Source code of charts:
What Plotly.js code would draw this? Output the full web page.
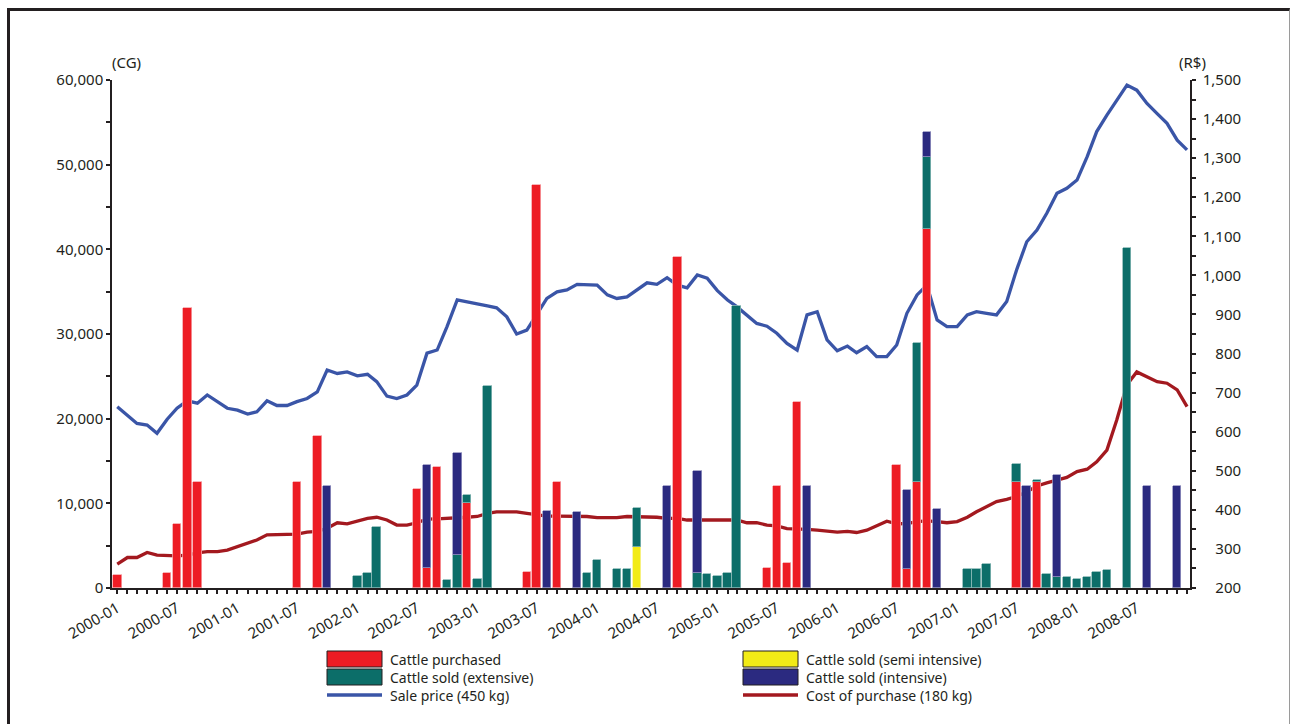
<!DOCTYPE html>
<html>
<head>
<meta charset="utf-8">
<script src="https://cdn.plot.ly/plotly-3.0.1.min.js"></script>
<style>
  html, body { margin: 0; padding: 0; background: #ffffff; }
  #wrap { position: relative; width: 1290px; height: 724px; overflow: hidden; }
  #frame { position: absolute; left: 7px; top: 8px; width: 1279px; height: 760px;
           border-left: 3px solid #231f20; border-top: 3px solid #231f20; border-right: 1px solid #9a9a9a; }
  #chart { position: absolute; left: 0; top: 0; width: 1290px; height: 724px; }
</style>
</head>
<body>
<div id="wrap">
  <div id="frame"></div>
  <div id="chart"></div>
</div>
<script>
// ---------- DATA ----------
// Bars (left axis, CG) – month "YYYY-MM" and value
const purchasedMonths = ["2000-01","2000-06","2000-07","2000-08","2000-09","2001-07","2001-09","2002-07","2002-08","2002-09","2002-12","2003-06","2003-07","2003-09","2004-09","2005-06","2005-07","2005-08","2005-09","2006-07","2006-08","2006-09","2006-10","2007-07","2007-09"];
const purchasedValues = [1500,1800,7600,33100,12500,12500,18000,11700,2400,14300,10000,1900,47600,12500,39100,2400,12000,2950,22000,14500,2250,12500,42400,12500,12500];

const semiMonths = ["2004-05"];
const semiValues = [4800];

const extensiveMonths = ["2002-01","2002-02","2002-03","2002-10","2002-11","2002-12","2003-01","2003-02","2003-12","2004-01","2004-03","2004-04","2004-05","2004-11","2004-12","2005-01","2005-02","2005-03","2006-09","2006-10","2007-02","2007-03","2007-04","2007-07","2007-09","2007-10","2007-11","2007-12","2008-01","2008-02","2008-03","2008-04","2008-06"];
const extensiveValues = [1450,1750,7250,950,3900,1000,1100,23900,1800,3300,2250,2250,4700,1800,1650,1450,1750,33300,16400,8450,2250,2250,2800,2200,200,1600,1300,1300,1100,1300,1900,2100,40200];

const intensiveMonths = ["2001-10","2002-08","2002-11","2003-08","2003-11","2004-08","2004-11","2005-10","2006-08","2006-10","2006-11","2007-08","2007-11","2008-08","2008-11"];
const intensiveValues = [12000,12100,12100,9100,9000,12000,12000,12000,9300,2950,9300,12000,12000,12000,12000];

// Lines (right axis, R$) – one value per month, 2000-01 .. 2008-12
const years = [2000,2001,2002,2003,2004,2005,2006,2007,2008];
const salePrice = [
  664,643,621,617,596,632,660,679,673,694,677,660,
  655,645,651,679,667,667,677,685,702,758,749,753,
  743,747,728,691,685,694,719,801,809,869,937,933,
  927,922,917,894,850,860,899,941,958,963,977,977,
  975,950,941,945,964,981,977,994,975,968,1001,993,
  961,937,920,899,877,870,852,826,809,899,907,835,
  807,819,802,818,792,792,822,903,950,975,886,869,
  869,899,907,903,899,933,1014,1086,1116,1159,1210,1223,
  1244,1304,1368,1410,1449,1487,1474,1440,1414,1389,1346,1321
];
const purchaseCost = [
  261,278,278,291,284,282,282,284,290,293,293,297,
  306,313,323,336,336,336,338,343,345,353,367,364,
  372,378,381,374,361,361,367,376,377,378,378,381,
  383,391,395,395,395,391,387,384,384,384,384,383,
  380,380,380,383,383,381,381,378,378,374,374,374,
  374,374,374,367,367,361,359,352,352,350,348,346,
  343,345,342,348,360,371,364,365,370,372,370,367,
  370,381,395,408,421,427,434,446,461,469,476,483,
  498,504,523,553,630,720,753,741,728,724,707,664
];

const leftTicks = [0,10000,20000,30000,40000,50000,60000];
const rightTicks = [200,300,400,500,600,700,800,900,1000,1100,1200,1300,1400,1500];
const legendLabels = ["Cattle purchased","Cattle sold (extensive)","Sale price (450 kg)",
                      "Cattle sold (semi intensive)","Cattle sold (intensive)","Cost of purchase (180 kg)"];

// ---------- BUILD ----------
const months = [];
years.forEach(y => { for (let m = 1; m <= 12; m++) months.push(y + "-" + String(m).padStart(2, "0") + "-01"); });
const toDate = arr => arr.map(s => s + "-01");

const C_RED = "#ed1c24", C_TEAL = "#0c6e69", C_NAVY = "#2b2a80", C_YEL = "#f2eb16";
const C_BLUE = "#3a55a7", C_DRED = "#a3191f", INK = "#231f20";
const FONT = "Noto Sans, Open Sans, sans-serif";
const barW = 0.86 * 30.44 * 86400000;

const lineTrace = (vals, color, name) => ({
  type: "scatter", mode: "lines", x: months, y: vals, name: name,
  xaxis: "x", yaxis: "y", line: { color: color, width: 3.3 }, hoverinfo: "x+y"
});
const barTrace = (mo, vals, color, name, edge) => ({
  type: "bar", x: toDate(mo), y: vals, name: name, width: barW,
  xaxis: "x", yaxis: "y2",
  marker: { color: color, line: { color: edge, width: 0.8 } }
});

const data = [
  lineTrace(salePrice, C_BLUE, legendLabels[2]),
  lineTrace(purchaseCost, C_DRED, legendLabels[5]),
  barTrace(purchasedMonths, purchasedValues, C_RED, legendLabels[0], "#f6a3a6"),
  barTrace(semiMonths, semiValues, C_YEL, legendLabels[3], "#f8f29a"),
  barTrace(extensiveMonths, extensiveValues, C_TEAL, legendLabels[1], "#86b7b4"),
  barTrace(intensiveMonths, intensiveValues, C_NAVY, legendLabels[4], "#9695c0")
];

// plot area in pixels: x 112..1190, y 80..588
const L = 112, R = 1190, T = 80, B = 588;
const px = x => (x - L) / (R - L);
const py = y => (B - y) / (B - T);

const xRange = ["1999-12-16", "2008-12-10"];
const tickFont = { family: FONT, size: 15, color: INK };

// right-aligned right-axis labels using figure/punctuation spaces
const fmt = v => v.toLocaleString("en-US");
const rightText = rightTicks.map(v => (v < 1000 ? "\u2007\u2008" : "") + fmt(v));

const shapes = [];
const annotations = [
  { xref: "paper", yref: "paper", x: px(126), y: py(62), text: "(CG)", showarrow: false,
    font: { family: FONT, size: 15, color: INK }, xanchor: "center", yanchor: "middle" },
  { xref: "paper", yref: "paper", x: px(1192), y: py(62), text: "(R$)", showarrow: false,
    font: { family: FONT, size: 15, color: INK }, xanchor: "center", yanchor: "middle" }
];
// legend (manual, two columns)
const legItems = [
  { kind: "box", color: C_RED, col: 0, row: 0, label: legendLabels[0] },
  { kind: "box", color: C_TEAL, col: 0, row: 1, label: legendLabels[1] },
  { kind: "line", color: C_BLUE, col: 0, row: 2, label: legendLabels[2] },
  { kind: "box", color: C_YEL, col: 1, row: 0, label: legendLabels[3] },
  { kind: "box", color: C_NAVY, col: 1, row: 1, label: legendLabels[4] },
  { kind: "line", color: C_DRED, col: 1, row: 2, label: legendLabels[5] }
];
const colX = [327, 743], rowY = [659, 677, 695];
legItems.forEach(it => {
  const x0 = colX[it.col], x1 = x0 + 55, yc = rowY[it.row];
  if (it.kind === "box") {
    shapes.push({ type: "rect", xref: "paper", yref: "paper", x0: px(x0), x1: px(x1),
      y0: py(yc + 8), y1: py(yc - 8), fillcolor: it.color, line: { color: INK, width: 1 } });
  } else {
    shapes.push({ type: "line", xref: "paper", yref: "paper", x0: px(x0), x1: px(x1),
      y0: py(yc), y1: py(yc), line: { color: it.color, width: 3.5 } });
  }
  annotations.push({ xref: "paper", yref: "paper", x: px(x1 + 6), y: py(yc), text: it.label,
    showarrow: false, xanchor: "left", yanchor: "middle",
    font: { family: FONT, size: 14, color: INK } });
});

const layout = {
  width: 1290, height: 724,
  margin: { l: L, r: 1290 - R, t: T, b: 724 - B, pad: 0 },
  paper_bgcolor: "rgba(0,0,0,0)", plot_bgcolor: "rgba(0,0,0,0)",
  showlegend: false, barmode: "stack", bargap: 0,
  font: { family: FONT, color: INK },
  xaxis: {
    type: "date", range: xRange, tick0: "2000-01-01", dtick: "M6", tickformat: "%Y-%m",
    tickangle: -30, ticks: "outside", ticklen: 4, tickwidth: 1.5, tickcolor: INK,
    minor: { dtick: "M1", ticks: "outside", ticklen: 4, tickwidth: 1.5, tickcolor: INK },
    showline: true, linecolor: INK, linewidth: 2, showgrid: false, zeroline: false,
    tickfont: tickFont, anchor: "y"
  },
  xaxis2: {
    type: "date", range: xRange, overlaying: "x", anchor: "y", side: "bottom",
    tick0: "2000-01-01", dtick: "M1", ticks: "inside", ticklen: 3, tickwidth: 1.5, tickcolor: INK,
    showticklabels: false, showline: false, showgrid: false, zeroline: false
  },
  yaxis: {
    side: "right", range: [200, 1500], tickvals: rightTicks, ticktext: rightText,
    ticks: "outside", ticklen: 4, tickwidth: 1.5, tickcolor: INK,
    minor: { dtick: 50, ticks: "outside", ticklen: 4, tickwidth: 1.5, tickcolor: INK },
    showline: true, linecolor: INK, linewidth: 1.5, showgrid: false, zeroline: false,
    tickfont: tickFont, anchor: "x", ticklabelstandoff: 4
  },
  yaxis2: {
    side: "left", overlaying: "y", range: [0, 60000], tickvals: leftTicks, tickformat: ",d",
    ticks: "outside", ticklen: 4, tickwidth: 1.5, tickcolor: INK,
    minor: { dtick: 5000, ticks: "outside", ticklen: 4, tickwidth: 1.5, tickcolor: INK },
    showline: true, linecolor: INK, linewidth: 1.5, showgrid: false, zeroline: false,
    tickfont: tickFont, anchor: "x"
  },
  yaxis3: {
    side: "left", overlaying: "y", anchor: "x", range: [0, 60000], dtick: 5000,
    ticks: "inside", ticklen: 4, tickwidth: 1.5, tickcolor: INK,
    showticklabels: false, showline: false, showgrid: false, zeroline: false
  },
  yaxis4: {
    side: "right", overlaying: "y", anchor: "x", range: [200, 1500], dtick: 50,
    ticks: "inside", ticklen: 4, tickwidth: 1.5, tickcolor: INK,
    showticklabels: false, showline: false, showgrid: false, zeroline: false
  },
  shapes: shapes,
  annotations: annotations
};

Plotly.newPlot("chart", data, layout, { displayModeBar: false, responsive: false });
</script>
</body>
</html>
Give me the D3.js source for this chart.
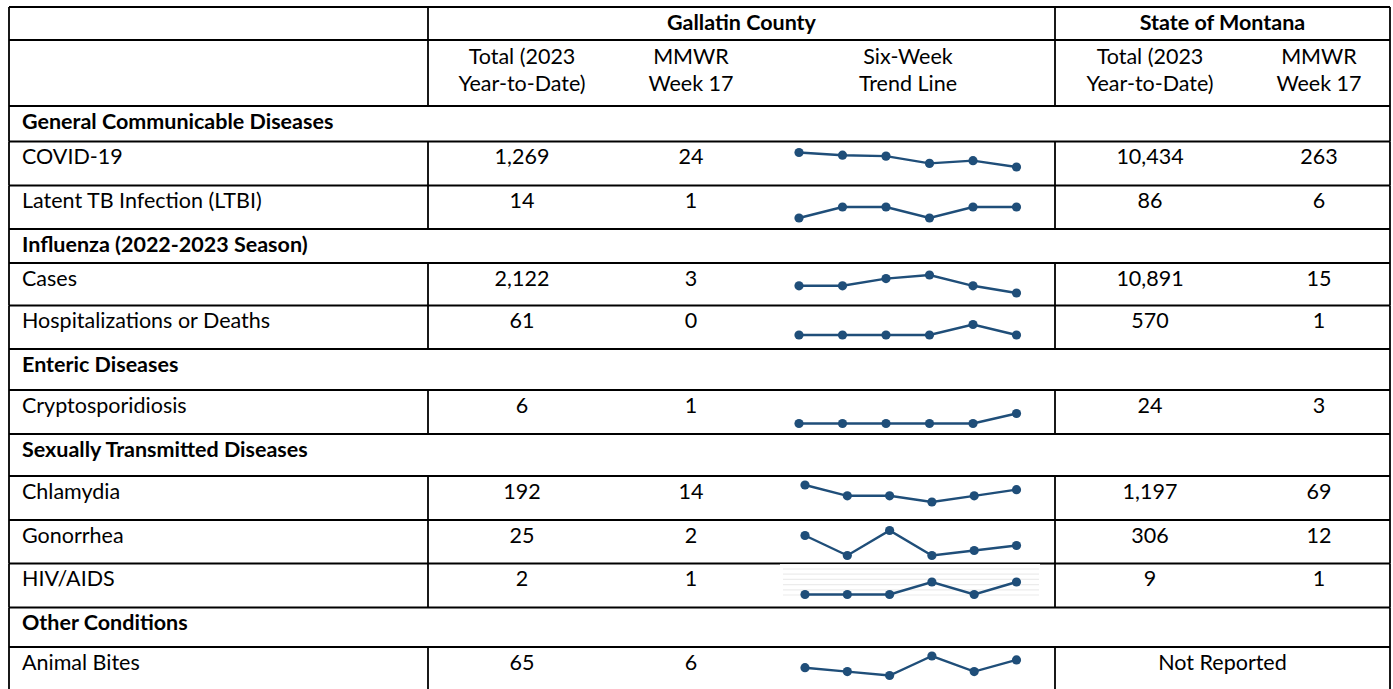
<!DOCTYPE html>
<html>
<head>
<meta charset="utf-8">
<script src="https://cdn.jsdelivr.net/npm/d3@7"></script>
<style>
  body { margin: 0; background: #fff; }
  text { font-family: Lato, "Noto Sans", sans-serif; fill: #000; }
</style>
</head>
<body>
<div id="table"></div>
<script>
// table data
var sections = ["General Communicable Diseases", "Influenza (2022-2023 Season)", "Enteric Diseases",
  "Sexually Transmitted Diseases", "Other Conditions"];
var diseases = ["COVID-19", "Latent TB Infection (LTBI)", "Cases", "Hospitalizations or Deaths",
  "Cryptosporidiosis", "Chlamydia", "Gonorrhea", "HIV/AIDS", "Animal Bites"];
var diseaseSection = [0, 0, 1, 1, 2, 3, 3, 3, 4];
var countyTotal = [1269, 14, 2122, 61, 6, 192, 25, 2, 65];
var countyWeek = [24, 1, 3, 0, 1, 14, 2, 1, 6];
var stateTotal = [10434, 86, 10891, 570, 24, 1197, 306, 9, null];
var stateWeek = [263, 6, 15, 1, 3, 69, 12, 1, null];
var weeks = ["Week 12", "Week 13", "Week 14", "Week 15", "Week 16", "Week 17"];
var trend = [
  [40, 37, 36, 28, 31, 24],
  [0, 1, 1, 0, 1, 1],
  [5, 5, 7, 8, 5, 3],
  [0, 0, 0, 0, 1, 0],
  [0, 0, 0, 0, 0, 1],
  [17, 10, 10, 6, 10, 14],
  [4, 0, 5, 0, 1, 2],
  [0, 0, 0, 1, 0, 1],
  [4, 3, 2, 7, 3, 6]
];

// layout
var svgWidth = 1393, svgHeight = 689;
var xLeft = 9, xCol1 = 428, xCol2 = 1055, xRight = 1390;
var headerEdges = [7, 40, 106];
// row top edges for the body (section + disease rows, in order), last is bottom
var rowEdges = [106, 141.5, 185.5, 229, 263, 305.5, 349, 390, 434, 476, 520, 563.5, 607.5, 647, 691];
// sparkline vertical spans (offset from row top: max value, min value) and x start
var sparkSpan = [[11, 25.5], [21.5, 32.5], [12, 30], [19, 29.5], [23.5, 33.5], [9, 26], [10.5, 35.5], [18.5, 31], [9, 28.5]];
var sparkX0 = [799, 799, 799, 799, 799, 805, 805, 805, 805];
var sparkX1 = 1016.5;
var colX = { cTotal: 522, cWeek: 691, trend: 908, sTotal: 1150, sWeek: 1319 };
var fontSize = 21.5;
var blue = "#1F4E79";
var fmt = d3.format(",");

var svg = d3.select("#table").append("svg")
  .attr("width", svgWidth)
  .attr("height", svgHeight);

// build row list: section rows interleaved with disease rows
var rows = [];
sections.forEach(function(s, si) {
  rows.push({ type: "section", label: s });
  diseases.forEach(function(d, i) {
    if (diseaseSection[i] === si) rows.push({ type: "disease", label: d, i: i });
  });
});
rows.forEach(function(r, k) { r.top = rowEdges[k]; r.bottom = rowEdges[k + 1]; });

var grid = svg.append("g").attr("stroke", "#000").attr("stroke-width", 1.8);

// HIV/AIDS chart picture background (white with faint gridlines)
var hivRow = rows.find(function(r) { return r.label === "HIV/AIDS"; });
var pic = svg.append("g");
pic.append("rect")
  .attr("x", 780).attr("y", hivRow.top + 0.6)
  .attr("width", 260).attr("height", 36)
  .attr("fill", "#fff");
pic.selectAll("line")
  .data(d3.range(6))
  .enter().append("line")
  .attr("x1", 783).attr("x2", 1039)
  .attr("y1", function(d) { return hivRow.top + 5.5 + d * 5.2; })
  .attr("y2", function(d) { return hivRow.top + 5.5 + d * 5.2; })
  .attr("stroke", "#ececec").attr("stroke-width", 1.2);

// header lines
headerEdges.forEach(function(y) {
  grid.append("line").attr("x1", xLeft).attr("x2", xRight).attr("y1", y).attr("y2", y);
});
[xLeft, xCol1, xCol2, xRight].forEach(function(x) {
  grid.append("line").attr("x1", x).attr("x2", x).attr("y1", headerEdges[0]).attr("y2", headerEdges[2]);
});

// body lines
rows.forEach(function(r) {
  grid.append("line").attr("x1", xLeft).attr("x2", xRight).attr("y1", r.bottom).attr("y2", r.bottom);
  var xs = r.type === "section" ? [xLeft, xRight] : [xLeft, xCol1, xCol2, xRight];
  xs.forEach(function(x) {
    grid.append("line").attr("x1", x).attr("x2", x).attr("y1", r.top).attr("y2", r.bottom);
  });
});

// header text
var head = svg.append("g").style("font-size", fontSize + "px");
head.append("text").attr("x", (xCol1 + xCol2) / 2).attr("y", 29.5)
  .attr("text-anchor", "middle").style("font-weight", "bold").text("Gallatin County");
head.append("text").attr("x", (xCol2 + xRight) / 2).attr("y", 29.5)
  .attr("text-anchor", "middle").style("font-weight", "bold").text("State of Montana");

var subHeads = [
  { x: colX.cTotal, lines: ["Total (2023", "Year-to-Date)"] },
  { x: colX.cWeek, lines: ["MMWR", "Week 17"] },
  { x: colX.trend, lines: ["Six-Week", "Trend Line"] },
  { x: colX.sTotal, lines: ["Total (2023", "Year-to-Date)"] },
  { x: colX.sWeek, lines: ["MMWR", "Week 17"] }
];
subHeads.forEach(function(h) {
  h.lines.forEach(function(t, j) {
    head.append("text").attr("x", h.x).attr("y", 64 + j * 27)
      .attr("text-anchor", "middle").text(t);
  });
});

// body text
var body = svg.append("g").style("font-size", fontSize + "px");
rows.forEach(function(r) {
  var base = r.top + 22.5;
  body.append("text").attr("x", 22).attr("y", base)
    .style("font-weight", r.type === "section" ? "bold" : "normal")
    .text(r.label);
  if (r.type !== "disease") return;
  var i = r.i;
  body.append("text").attr("x", colX.cTotal).attr("y", base).attr("text-anchor", "middle").text(fmt(countyTotal[i]));
  body.append("text").attr("x", colX.cWeek).attr("y", base).attr("text-anchor", "middle").text(fmt(countyWeek[i]));
  if (stateTotal[i] == null) {
    body.append("text").attr("x", (xCol2 + xRight) / 2).attr("y", base).attr("text-anchor", "middle").text("Not Reported");
  } else {
    body.append("text").attr("x", colX.sTotal).attr("y", base).attr("text-anchor", "middle").text(fmt(stateTotal[i]));
    body.append("text").attr("x", colX.sWeek).attr("y", base).attr("text-anchor", "middle").text(fmt(stateWeek[i]));
  }
});

// sparklines
rows.filter(function(r) { return r.type === "disease"; }).forEach(function(r) {
  var i = r.i;
  var vals = trend[i];
  var x = d3.scalePoint().domain(weeks).range([sparkX0[i], sparkX1]);
  var y = d3.scaleLinear().domain(d3.extent(vals))
    .range([r.top + sparkSpan[i][1], r.top + sparkSpan[i][0]]);
  var line = d3.line()
    .x(function(d, k) { return x(weeks[k]); })
    .y(function(d) { return y(d); });
  var g = svg.append("g");
  g.append("path").datum(vals)
    .attr("d", line)
    .attr("fill", "none")
    .attr("stroke", blue)
    .attr("stroke-width", 2.4);
  g.selectAll("circle").data(vals).enter().append("circle")
    .attr("cx", function(d, k) { return x(weeks[k]); })
    .attr("cy", function(d) { return y(d); })
    .attr("r", 4.6)
    .attr("fill", blue);
});
</script>
</body>
</html>
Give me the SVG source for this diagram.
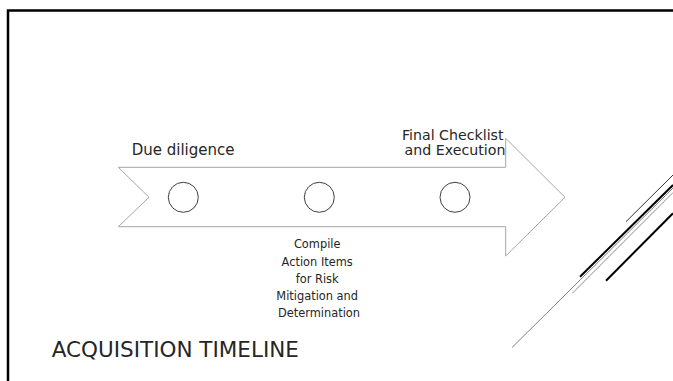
<svg xmlns="http://www.w3.org/2000/svg" width="673" height="381" viewBox="0 0 673 381">
  <style>
    .lbl { font-family: "DejaVu Sans", "Liberation Sans", sans-serif; fill: #262626; }
    .arrow { fill: #ffffff; stroke: #a6a6a6; stroke-width: 1; }
    .dot { fill: #ffffff; stroke: #404040; stroke-width: 1; }
    .deco { fill: none; stroke-linecap: butt; }
  </style>
  <rect x="0" y="0" width="673" height="381" fill="#ffffff"/>
  <path d="M8,381 V10.5 H673" fill="none" stroke="#000000" stroke-width="2.5"/>

  <g id="decoration" class="deco">
    <line x1="626" y1="221.7" x2="673" y2="175" stroke="#333333" stroke-width="1"/>
    <line x1="580" y1="276.7" x2="673" y2="185" stroke="#000000" stroke-width="2"/>
    <line x1="512" y1="347.5" x2="673" y2="188" stroke="#7f7f7f" stroke-width="1"/>
    <line x1="572.3" y1="293.3" x2="673" y2="192.5" stroke="#8c8c8c" stroke-width="1"/>
    <line x1="606" y1="280.7" x2="673" y2="213.3" stroke="#000000" stroke-width="2"/>
  </g>

  <g id="timeline-arrow">
    <polygon class="arrow" points="118.3,167.3 505.7,167.3 505.7,138.3 565,197.3 505.7,256 505.7,226.7 118.3,226.7 149,197.3"/>
  </g>

  <g id="connectors"></g>

  <g id="node-due-diligence">
    <circle class="dot" cx="183.3" cy="197.3" r="15"/>
    <text class="lbl" x="131.7" y="155" font-size="15">Due diligence</text>
  </g>

  <g id="node-compile">
    <circle class="dot" cx="319.3" cy="197.3" r="15"/>
    <text class="lbl" font-size="11.4" text-anchor="middle">
      <tspan x="319" y="248.3">Compile</tspan>
      <tspan x="319" y="265.5">Action Items</tspan>
      <tspan x="319" y="282.6">for Risk</tspan>
      <tspan x="319" y="299.7">Mitigation and</tspan>
      <tspan x="319" y="316.8">Determination</tspan>
    </text>
  </g>

  <g id="node-final">
    <circle class="dot" cx="455" cy="197.3" r="15"/>
    <text class="lbl" font-size="14.2" text-anchor="middle">
      <tspan x="455" y="140">Final Checklist</tspan>
      <tspan x="455" y="155">and Execution</tspan>
    </text>
  </g>

  <g id="title">
    <text class="lbl" x="51.7" y="356.7" font-size="21.5">ACQUISITION TIMELINE</text>
  </g>
</svg>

Written exercise:
Begin at the first line of the data above and repeat each line exactly, stopping after the line containing "const semiValues = [4800];". Omit the pictures.

Final answer:
What Plotly.js code would draw this? Output the full web page.
<!DOCTYPE html>
<html>
<head>
<meta charset="utf-8">
<script src="https://cdn.plot.ly/plotly-3.0.1.min.js"></script>
<style>
  html, body { margin: 0; padding: 0; background: #ffffff; }
  #wrap { position: relative; width: 1290px; height: 724px; overflow: hidden; }
  #frame { position: absolute; left: 7px; top: 8px; width: 1279px; height: 760px;
           border-left: 3px solid #231f20; border-top: 3px solid #231f20; border-right: 1px solid #9a9a9a; }
  #chart { position: absolute; left: 0; top: 0; width: 1290px; height: 724px; }
</style>
</head>
<body>
<div id="wrap">
  <div id="frame"></div>
  <div id="chart"></div>
</div>
<script>
// ---------- DATA ----------
// Bars (left axis, CG) – month "YYYY-MM" and value
const purchasedMonths = ["2000-01","2000-06","2000-07","2000-08","2000-09","2001-07","2001-09","2002-07","2002-08","2002-09","2002-12","2003-06","2003-07","2003-09","2004-09","2005-06","2005-07","2005-08","2005-09","2006-07","2006-08","2006-09","2006-10","2007-07","2007-09"];
const purchasedValues = [1500,1800,7600,33100,12500,12500,18000,11700,2400,14300,10000,1900,47600,12500,39100,2400,12000,2950,22000,14500,2250,12500,42400,12500,12500];

const semiMonths = ["2004-05"];
const semiValues = [4800];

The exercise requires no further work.